■ **Brief**:
Write out the entries below exactly, starting at the first line and stopping after the line that contains "(sp) at (576,0);"; skip all pictures.

■ **Task inputs**:

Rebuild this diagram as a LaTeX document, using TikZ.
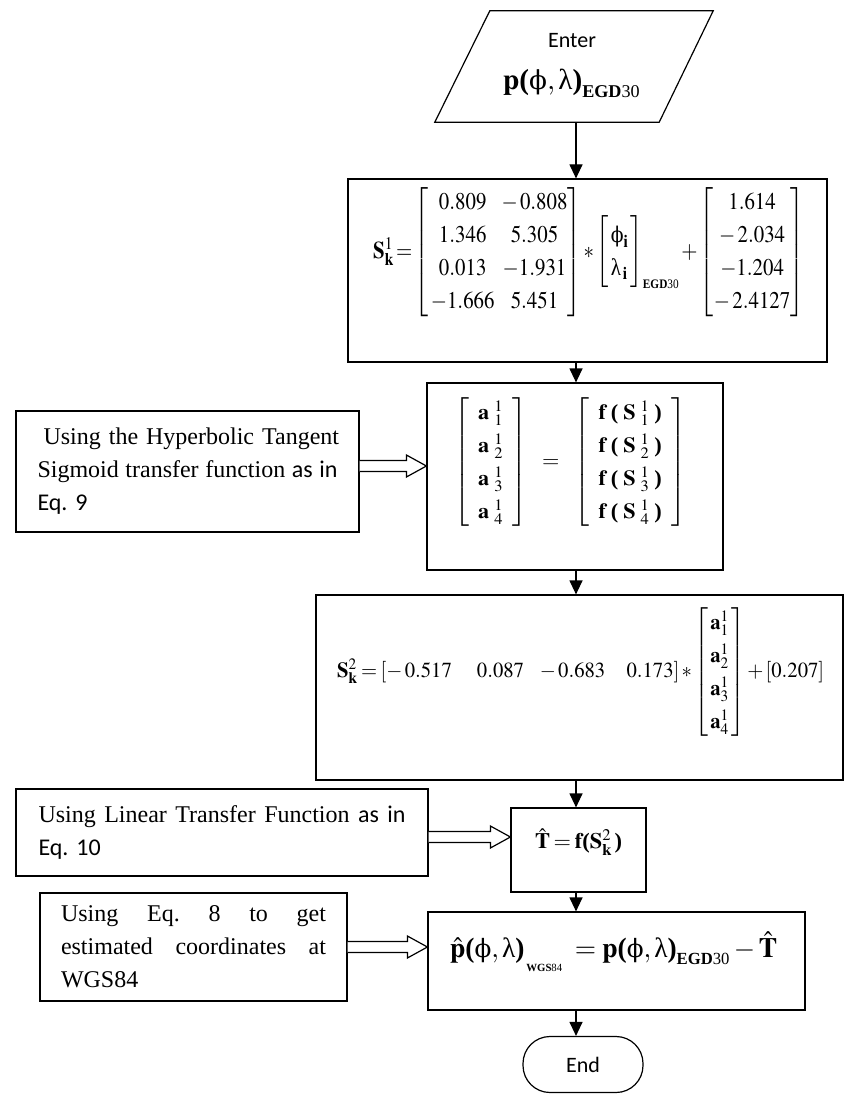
\documentclass[tikz,border=0pt]{standalone}
\usepackage{amsmath}
\usepackage{graphicx}
\usepackage{mathptmx}
\usepackage[no-math]{fontspec}
\setmainfont{Liberation Serif}
\newfontfamily\calib{Carlito}
\newfontfamily\grk[Scale=0.9]{DejaVu Serif}
\newcommand\fphi{\mbox{\grk ϕ}}
\newcommand\flam{\mbox{λ}}
\newcommand\jline[2]{\leavevmode\hbox to #1{#2}}
\newcommand\fitw[2]{\resizebox{#1}{\height}{#2}}
\usetikzlibrary{arrows.meta,calc}
\newcommand\harrow[3]{%
  \coordinate (hy) at (0,#3);
  \draw[line width=1.2pt, fill=white] let \p1=(#1.east |- hy), \p2=(#2.west |- hy) in
    (\x1,{\y1+5.5pt}) -- ({\x2-20pt},{\y1+5.5pt}) -- ({\x2-20pt},{\y1+11pt}) -- (\x2,\y1)
    -- ({\x2-20pt},{\y1-11pt}) -- ({\x2-20pt},{\y1-5.5pt}) -- (\x1,{\y1-5.5pt});
}
\begin{document}
\begin{tikzpicture}[x=1pt,y=-1pt,
  box/.style={draw, line width=1.2pt, rectangle, inner sep=0pt},
  arr/.style={line width=1.2pt, -{Triangle[width=13pt,length=14pt]}},
  side/.style={box, font=\fontsize{24}{33}\selectfont, align=left},
  eqn/.style={inner sep=0pt},
  eqa/.style={eqn, font=\fontsize{24}{30}\selectfont\renewcommand\arraystretch{1.1}},
  eqb/.style={eqn, font=\fontsize{21.5}{26}\selectfont\renewcommand\arraystretch{1.27}},
]
\useasboundingbox (0,0) rectangle (845,1094);
\coordinate (sp) at (576,0);

% Enter
\node[inner sep=0pt, minimum width=278pt, minimum height=111pt] (enter) at (574,66.5) {};
\draw[line width=1.2pt] ([xshift=55pt]enter.north west) -- (enter.north east)
  -- ([xshift=-54pt]enter.south east) -- (enter.south west) -- cycle;
\node[inner sep=0pt, font=\calib\fontsize{22}{26}\selectfont] (entert) at (572,41) {Enter};
\node[eqn, anchor=base west, font=\fontsize{29}{34}\selectfont] (enterp) at (503,90)
  {\fitw{137pt}{$\mathbf{p}\textbf{(}\fphi,\flam\textbf{)}_{\mbox{\fontsize{18}{18}\selectfont\textbf{EGD}30}}$}};

% Box 1
\node[box, minimum width=479pt, minimum height=183pt] (s1) at (587.5,270.5) {};
\node[eqa, anchor=west] (eq1) at (373,252) {\fitw{431pt}{$\thickmuskip=2mu\medmuskip=2mu \mathbf{S}^{1}_{\mathbf{k}} =
  \left[\begin{array}{@{\,}c@{\hspace{8pt}}c@{}} 0.809 & -\,0.808\\ 1.346 & 5.305\\ 0.013 & -1.931\\ -1.666 & 5.451\end{array}\right]
  * \left[\begin{array}{@{\,}l@{\;}}\fphi_{\mathbf{i}}\\ \flam_{\,\mathbf{i}}\end{array}\right]_{\mbox{\fontsize{13}{13}\selectfont\textbf{EGD}30}}
  + \left[\begin{array}{@{}c@{}} 1.614\\ -\,2.034\\ -1.204\\ -\,2.4127\end{array}\right]$}};

% Box 2
\node[box, minimum width=296pt, minimum height=187pt] (a1) at (575,476.5) {};
\node[eqb, anchor=center] (eq2) at (570,462) {\fitw{232pt}{$\setlength\arraycolsep{9pt}
  \left[\begin{array}{c} \mathbf{a}\;{}^{1}_{1}\\ \mathbf{a}\;{}^{1}_{2}\\ \mathbf{a}\;{}^{1}_{3}\\ \mathbf{a}\;{}^{1}_{4}\end{array}\right]
  \;\;=\;\;
  \left[\begin{array}{c} \mathbf{f}\;\textbf{(}\;\mathbf{S}\;{}^{1}_{1}\;\textbf{)}\\
  \mathbf{f}\;\textbf{(}\;\mathbf{S}\;{}^{1}_{2}\;\textbf{)}\\
  \mathbf{f}\;\textbf{(}\;\mathbf{S}\;{}^{1}_{3}\;\textbf{)}\\
  \mathbf{f}\;\textbf{(}\;\mathbf{S}\;{}^{1}_{4}\;\textbf{)}\end{array}\right]$}};

% Box 3
\node[box, minimum width=527pt, minimum height=185pt] (s2) at (579.5,687.5) {};
\node[eqb, anchor=west] (eq3) at (337,672) {\fitw{487pt}{$\thickmuskip=3mu\medmuskip=2mu \mathbf{S}^{2}_{\mathbf{k}} =
  \left[-\,0.517\hspace{26pt}0.087\hspace{14pt}-0.683\hspace{22pt}0.173\right] *
  \left[\begin{array}{@{\,}c@{\,}} \mathbf{a}^{1}_{1}\\ \mathbf{a}^{1}_{2}\\ \mathbf{a}^{1}_{3}\\ \mathbf{a}^{1}_{4}\end{array}\right]
  + \left[0.207\right]$}};

% T box
\node[box, minimum width=135pt, minimum height=84pt] (t) at (578.5,850) {};
\node[eqn, font=\fontsize{22}{26}\selectfont] (eqt) at (578.5,842)
  {\fitw{87pt}{$\thickmuskip=3mu\hat{\mathbf{T}} = \mathbf{f}\textbf{(}\mathbf{S}^{2}_{\mathbf{k}}\,\textbf{)}$}};

% p box
\node[box, minimum width=377pt, minimum height=98pt] (p) at (616.5,961) {};
\node[eqn, anchor=base west, font=\fontsize{28}{34}\selectfont] (eqp) at (450,957)
  {\fitw{327pt}{$\hat{\mathbf{p}}\textbf{(}\fphi,\flam\textbf{)}_{\raisebox{-7pt}{\fontsize{11}{12}\selectfont\,\textbf{WGS}84}}
   \;= \mathbf{p}\textbf{(}\fphi,\flam\textbf{)}_{\mbox{\fontsize{17}{17}\selectfont\textbf{EGD}30}} - \hat{\mathbf{T}}$}};

% End
\node[draw, line width=1.2pt, rounded corners=27pt, minimum width=120pt, minimum height=56pt,
  inner sep=0pt, font=\calib\fontsize{22}{26}\selectfont] (end) at (583,1064.5) {End};

% side boxes
\node[side, minimum width=343pt, minimum height=121pt, text width=300pt] (lb1) at (187.5,471.5)
  {\jline{300pt}{\hspace*{6pt}Using the Hyperbolic Tangent\hss}\\
   \jline{300pt}{Sigmoid\hfill transfer\hfill function\hfill {\calib as\hfill in}}\\
   {\calib Eq.~9}};
\node[side, minimum width=412pt, minimum height=87pt, text width=367pt] (lb2) at (222,832.5)
  {\jline{367pt}{Using\hfill Linear\hfill Transfer\hfill Function\hfill {\calib as\hfill in}}\\
   {\calib Eq.~10}};
\node[side, minimum width=307pt, minimum height=108pt, text width=265pt] (lb3) at (193.5,947)
  {\jline{265pt}{Using\hfill Eq.\hfill 8\hfill to\hfill get}\\
   \jline{265pt}{estimated\hfill coordinates\hfill at}\\
   WGS84};

% vertical arrows
\draw[arr] (enter.south -| sp) -- (s1.north -| sp);
\draw[arr] (s1.south -| sp) -- (a1.north -| sp);
\draw[arr] (a1.south -| sp) -- (s2.north -| sp);
\draw[arr] (s2.south -| sp) -- (t.north -| sp);
\draw[arr] (t.south -| sp) -- (p.north -| sp);
\draw[arr] (p.south -| sp) -- (end.north -| sp);

% hollow arrows
\harrow{lb1}{a1}{466}
\harrow{lb2}{t}{837}
\harrow{lb3}{p}{947}
\end{tikzpicture}
\end{document}
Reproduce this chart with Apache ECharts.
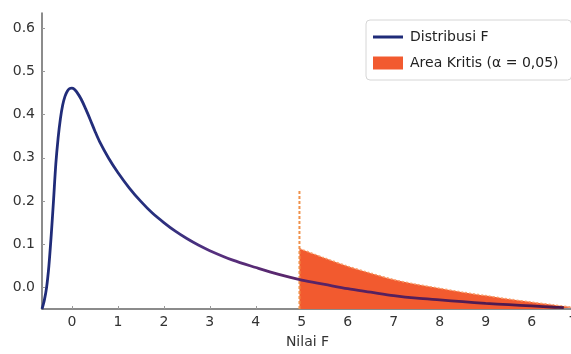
<!DOCTYPE html>
<html><head><meta charset="utf-8">
<script src="https://cdn.jsdelivr.net/npm/echarts@6/dist/echarts.min.js"></script>
<style>html,body{margin:0;padding:0;background:#fff}#c{width:571px;height:354px}</style>
</head><body><div id="c"></div>
<script>
// Distribusi F curve
const curveX = [-0.65,-0.60,-0.55,-0.50,-0.45,-0.40,-0.35,-0.30,-0.25,-0.20,-0.15,-0.10,-0.05,0.00,0.05,0.10,0.20,0.30,0.40,0.50,0.60,0.80,1.00,1.25,1.50,1.75,2.00,2.25,2.50,2.75,3.00,3.50,4.00,4.50,5.00,5.50,6.00,6.50,7.00,7.50,8.00,8.50,9.00,9.50,10.00,10.50,10.70];
const curveY = [-0.050,-0.030,0.000,0.050,0.120,0.200,0.285,0.345,0.390,0.422,0.442,0.454,0.460,0.461,0.459,0.453,0.436,0.413,0.388,0.362,0.338,0.299,0.266,0.230,0.199,0.172,0.150,0.130,0.113,0.098,0.085,0.063,0.046,0.030,0.017,0.007,-0.003,-0.011,-0.019,-0.025,-0.029,-0.033,-0.037,-0.040,-0.043,-0.046,-0.047];
// Area Kritis top edge
const areaX = [4.95,5.50,6.00,6.50,7.00,7.50,8.00,8.50,9.00,9.50,10.00,10.50,10.90];
const areaY = [0.090,0.068,0.049,0.033,0.018,0.007,-0.002,-0.011,-0.019,-0.027,-0.034,-0.041,-0.046];
// critical line
const critX = 4.95;
const critTop = 0.225;
// ticks
const xTickValues = [0,1,2,3,4,5,6,7,8,9,10,10.9];
const xTickLabels = ['0','1','2','3','4','5','6','7','8','9','6','7'];
const yTickValues = [0,0.1,0.2,0.3,0.4,0.5,0.6];
const yTickLabels = ['0.0','0.1','0.2','0.3','0.4','0.5','0.6'];

const zip = (a,b)=>a.map((v,i)=>[v,b[i]]);
const chart = echarts.init(document.getElementById('c'), null, {renderer:'canvas'});
const font = 'DejaVu Sans';
chart.setOption({
  animation:false,
  backgroundColor:'#fff',
  grid:{left:42, width:531, top:13, bottom:45, containLabel:false, outerBoundsMode:'none'},
  xAxis:{
    type:'value', min:-0.65, max:10.9,
    name:'Nilai F', nameLocation:'middle', nameGap:26,
    nameTextStyle:{fontFamily:font, fontSize:14, color:'#333'},
    axisLine:{show:true, onZero:false, lineStyle:{color:'#666', width:1.5}},
    axisTick:{show:true, inside:true, length:3, customValues:xTickValues, lineStyle:{color:'#999'}},
    axisLabel:{customValues:xTickValues, margin:6, fontFamily:font, fontSize:14, color:'#333',
      formatter:(v)=>{const i=xTickValues.indexOf(v); return i>=0?xTickLabels[i]:'';}},
    splitLine:{show:false}
  },
  yAxis:{
    type:'value', min:-0.05, max:0.635,
    axisLine:{show:true, onZero:false, lineStyle:{color:'#666', width:1.5}},
    axisTick:{show:true, inside:true, length:3, customValues:yTickValues, lineStyle:{color:'#999'}},
    axisLabel:{customValues:yTickValues, margin:7, fontFamily:font, fontSize:14, color:'#333',
      formatter:(v)=>{const i=yTickValues.findIndex(t=>Math.abs(t-v)<1e-9); return i>=0?yTickLabels[i]:'';}},
    splitLine:{show:false}
  },
  legend:{
    orient:'vertical', left:366, top:20,
    padding:[10,13,10,7], itemGap:12, itemWidth:30, itemHeight:13,
    borderColor:'#d6d6d6', borderWidth:1, borderRadius:4, backgroundColor:'#fff',
    textStyle:{fontFamily:font, fontSize:14, color:'#222', padding:[0,0,0,2]},
    data:[
      {name:'Distribusi F', icon:'path://M0,5 L30,5 L30,8 L0,8 Z', itemStyle:{color:'#1f2b78'}},
      {name:'Area Kritis (α = 0,05)', icon:'rect', itemStyle:{color:'#f25a2f'}}
    ]
  },
  series:[
    {
      name:'Area Kritis (α = 0,05)', type:'line', data:zip(areaX,areaY),
      showSymbol:false, symbol:'none', smooth:0.3,
      lineStyle:{color:'#f7a06a', width:1.5, type:[2,2]},
      itemStyle:{color:'#f25a2f'},
      areaStyle:{color:'#f25a2f', opacity:1, origin:'start'},
      z:2
    },
    {
      name:'crit', type:'line', data:[[critX,-0.05],[critX,critTop]],
      showSymbol:false, symbol:'none',
      lineStyle:{color:'#f0914a', width:2, type:[3,2]},
      z:3, silent:true
    },
    {
      name:'Distribusi F', type:'line', data:zip(curveX,curveY),
      showSymbol:false, symbol:'none', smooth:0.3,
      itemStyle:{color:'#1f2b78'},
      lineStyle:{width:2.8, color:new echarts.graphic.LinearGradient(0,0,1,0,[
        {offset:0, color:'#1f2b78'},{offset:0.22, color:'#27307e'},
        {offset:0.33, color:'#56307f'},{offset:0.5, color:'#5a2468'},
        {offset:1, color:'#4b1848'}])},
      z:4
    }
  ]
});
</script></body></html>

■ **Response to the exercise**:
Rebuild this diagram as a LaTeX document, using TikZ.
\documentclass[tikz,border=0pt]{standalone}
\usepackage{amsmath}
\usepackage{graphicx}
\usepackage{mathptmx}
\usepackage[no-math]{fontspec}
\setmainfont{Liberation Serif}
\newfontfamily\calib{Carlito}
\newfontfamily\grk[Scale=0.9]{DejaVu Serif}
\newcommand\fphi{\mbox{\grk ϕ}}
\newcommand\flam{\mbox{λ}}
\newcommand\jline[2]{\leavevmode\hbox to #1{#2}}
\newcommand\fitw[2]{\resizebox{#1}{\height}{#2}}
\usetikzlibrary{arrows.meta,calc}
\newcommand\harrow[3]{%
  \coordinate (hy) at (0,#3);
  \draw[line width=1.2pt, fill=white] let \p1=(#1.east |- hy), \p2=(#2.west |- hy) in
    (\x1,{\y1+5.5pt}) -- ({\x2-20pt},{\y1+5.5pt}) -- ({\x2-20pt},{\y1+11pt}) -- (\x2,\y1)
    -- ({\x2-20pt},{\y1-11pt}) -- ({\x2-20pt},{\y1-5.5pt}) -- (\x1,{\y1-5.5pt});
}
\begin{document}
\begin{tikzpicture}[x=1pt,y=-1pt,
  box/.style={draw, line width=1.2pt, rectangle, inner sep=0pt},
  arr/.style={line width=1.2pt, -{Triangle[width=13pt,length=14pt]}},
  side/.style={box, font=\fontsize{24}{33}\selectfont, align=left},
  eqn/.style={inner sep=0pt},
  eqa/.style={eqn, font=\fontsize{24}{30}\selectfont\renewcommand\arraystretch{1.1}},
  eqb/.style={eqn, font=\fontsize{21.5}{26}\selectfont\renewcommand\arraystretch{1.27}},
]
\useasboundingbox (0,0) rectangle (845,1094);
\coordinate (sp) at (576,0);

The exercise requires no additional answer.